The conference also adopted a new nonbinding rule that would require any increase in the statutory debt limit to be offset with corresponding spending cuts “or meaningful structural reforms in spending,” according to Ted Cruz, R-Texas. Congress will have to tackle the debt ceiling later this year or the Treasury Department will run out of borrowing authority to meet federal obligations.
Cornyn called that new provision “aspirational,” while Senate Appropriations ranking member Richard C. Shelby said the debt limit amendment, authored by Cruz and Rick Scott, R-Fla., is “probably meaningless.”
Republican Conference Chairman John Barrasso of Wyoming and Nebraska’s Ben Sasse said ahead of the closed-door meeting they expected the ban would remain in party rules. Neither said that would prevent Republicans who want earmarks from requesting them, though Sasse said he was still debating that with some of his colleague ahead of the meeting.
“There’s a number of us wrestling about some of that and that’s a big part of the [meeting],” said Sasse, who authored the 2019 amendment to add the permanent ban to GOP rules.
Republican earmark supporters have said for weeks they plan to request “congressionally directed spending” during the upcoming fiscal 2022 appropriations process regardless of what happens with the conference prohibition on earmarking.
[Senate GOP and earmarks: It depends on the definition of ‘rule’]
“We don’t have to approve anything,” Shelby, R-Ala., said Wednesday before the meeting. “They’re allowed under the rules. They’ve never been disallowed. That’s not a rule. That’s a statement of the caucus. It doesn’t bind anybody.”
Maine’s Susan Collins, the top Republican on the Transportation-HUD spending panel, is among those who plan to request earmarks during the appropriations process. She said she’ll only back projects if they are for “public purposes” and are subject to “certain guidelines.”
Republican Conference rules have said since the 115th Congress that “no Member shall request” a spending, tax or tariff-related earmark as defined under Senate rules. But the rules also say that “[no] action” by the conference “shall by binding in any way on members” during Senate votes.
The discussion about keeping a ban in party rules while simultaneously allowing any Senate Republicans who want to earmark to do so has irked several GOP senators. A group of 15 Republicans released a letter this week urging their colleagues to refrain from the practice.

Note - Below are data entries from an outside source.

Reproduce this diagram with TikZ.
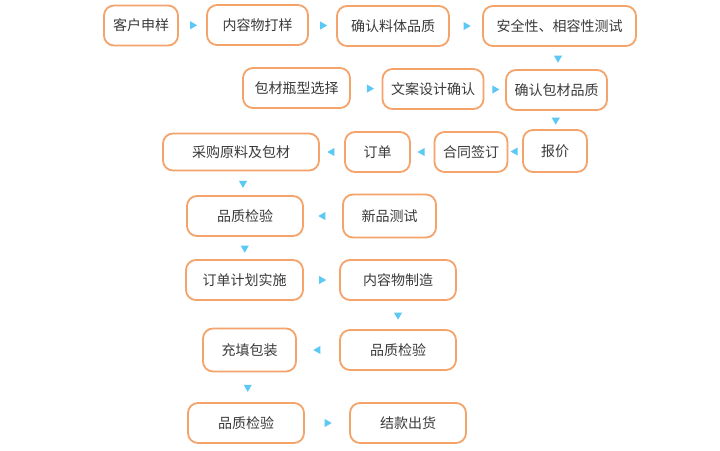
\documentclass[tikz,border=0pt]{standalone}
\usepackage{fontspec}
\newfontfamily\cjk{Noto Sans CJK SC}
\usetikzlibrary{shapes.geometric,calc}
\definecolor{boxc}{HTML}{F4A46A}
\definecolor{tric}{HTML}{5BC8F5}
\definecolor{txt}{HTML}{3A3A3A}
\tikzset{
  box/.style={draw=boxc, line width=1.8pt, rounded corners=10pt, minimum height=40pt,
    text=txt, font=\cjk\fontsize{14}{16}\selectfont, inner sep=0pt, fill=white},
  tri/.style={isosceles triangle, isosceles triangle apex angle=60, fill=tric,
    inner sep=0pt, minimum height=7pt, minimum width=8pt},
  tright/.style={tri, shape border rotate=0},
  tleft/.style={tri, shape border rotate=180},
  tdown/.style={tri, shape border rotate=270},
}
\begin{document}
\begin{tikzpicture}[x=1pt,y=1pt]
\useasboundingbox[fill=white] (0,0) rectangle (720,-450);
\node[box, minimum width=74pt] (n1) at (141,-25.5) {客户申样};
\node[box, minimum width=101pt] (n2) at (257.5,-25) {内容物打样};
\node[box, minimum width=112pt] (n3) at (393,-26) {确认料体品质};
\node[box, minimum width=153pt] (n4) at (559.5,-26) {安全性、相容性测试};
\node[box, minimum width=107pt] (n5) at (296.5,-88) {包材瓶型选择};
\node[box, minimum width=101pt] (n6) at (433,-89) {文案设计确认};
\node[box, minimum width=101pt] (n7) at (556.5,-90) {确认包材品质};
\node[box, minimum width=64pt, minimum height=42pt] (n8) at (555,-151) {报价};
\node[box, minimum width=73pt] (n9) at (471,-152) {合同签订};
\node[box, minimum width=65pt] (n10) at (377.5,-152) {订单};
\node[box, minimum width=156pt, minimum height=37pt] (n11) at (241,-152) {采购原料及包材};
\node[box, minimum width=116pt] (n12) at (245,-216) {品质检验};
\node[box, minimum width=93pt, minimum height=43pt] (n13) at (389.5,-216) {新品测试};
\node[box, minimum width=117pt] (n14) at (244.5,-280) {订单计划实施};
\node[box, minimum width=116pt] (n15) at (398,-280) {内容物制造};
\node[box, minimum width=116pt] (n16) at (398,-350) {品质检验};
\node[box, minimum width=93pt, minimum height=43pt] (n17) at (249.5,-350) {充填包装};
\node[box, minimum width=116pt] (n18) at (246,-423) {品质检验};
\node[box, minimum width=116pt] (n19) at (408,-423) {结款出货};
% arrow markers
\node[tright] (a1) at ($(n1.east)!0.5!(n2.west)$) {};
\node[tright] (a2) at ($(n2.east)!0.5!(n3.west)$) {};
\node[tright] (a3) at ($(n3.east)!0.5!(n4.west)$) {};
\node[tdown] (a4) at ($(n4.south)!0.5!(n7.north)$) {};
\node[tright] (a5) at ($(n5.east)!0.6!(n6.west)$) {};
\node[tright] (a6) at ($(n6.east)!0.5!(n7.west)$) {};
\node[tdown] (a7) at ($(n7.south)!0.5!(n8.north)$) {};
\node[tleft] (a8) at ($(n8.west)!0.5!(n9.east)$) {};
\node[tleft] (a9) at ($(n9.west)!0.5!(n10.east)$) {};
\node[tleft] (a10) at ($(n10.west)!0.5!(n11.east)$) {};
\node[tdown] (a11) at ($(n11.south)!0.5!(n12.north)$) {};
\node[tleft] (a12) at ($(n13.west)!0.5!(n12.east)$) {};
\node[tdown] (a13) at ($(n12.south)!0.5!(n14.north)$) {};
\node[tright] (a14) at ($(n14.east)!0.5!(n15.west)$) {};
\node[tdown] (a15) at ($(n15.south)!0.5!(n16.north)$) {};
\node[tleft] (a16) at ($(n16.west)!0.5!(n17.east)$) {};
\node[tdown] (a17) at ($(n17.south)!0.5!(n18.north)$) {};
\node[tright] (a18) at ($(n18.east)!0.5!(n19.west)$) {};
\end{tikzpicture}
\end{document}
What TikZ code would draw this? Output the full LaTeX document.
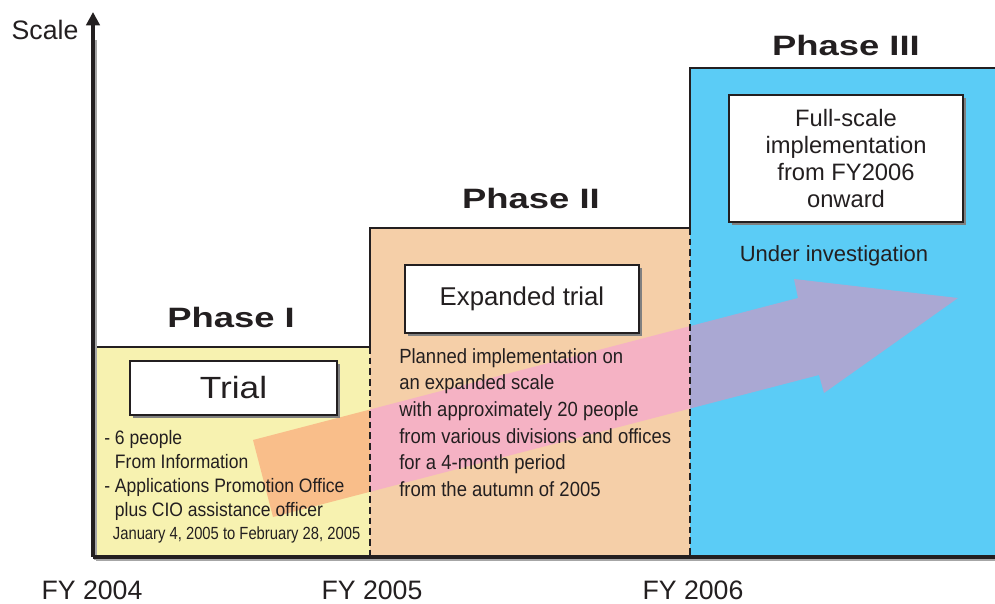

“We will not participate in an inherently wasteful spending practice that is prone to serious abuse,” wrote the group that included Cornyn Utah’s Mitt Romney and Florida’s Marco Rubio.
Senate Republicans’ decision differs from their House colleagues, who voted in March to adopt a rule change from Alabama’s Mike D. Rogers that allows their conference members to request earmarks under House Democrats’ new system.
[House Republican Conference votes to bring back earmarks]
The new rule requires House Republicans to state in writing why an earmark is an “appropriate use of taxpayer funds” and says House GOP leaders “shall not give consideration to a member’s seniority, committee assignments, or position in the elected leadership when facilitating a request.”
Any House member requesting funding for projects in their district must also follow the guardrails and transparency mechanisms House Appropriations Chair Rosa DeLauro, D-Conn., announced earlier this year.
Senate Appropriations Chairman Patrick J. Leahy, D-Vt., hasn’t yet said exactly how the earmarks process will work in that chamber, but has said if Republicans participate they’ll be given half of the earmark funds.
Earmark proponents within the Senate Republican Conference have argued that if their members sit out the process, they’ll be giving up money that could benefit their constituents.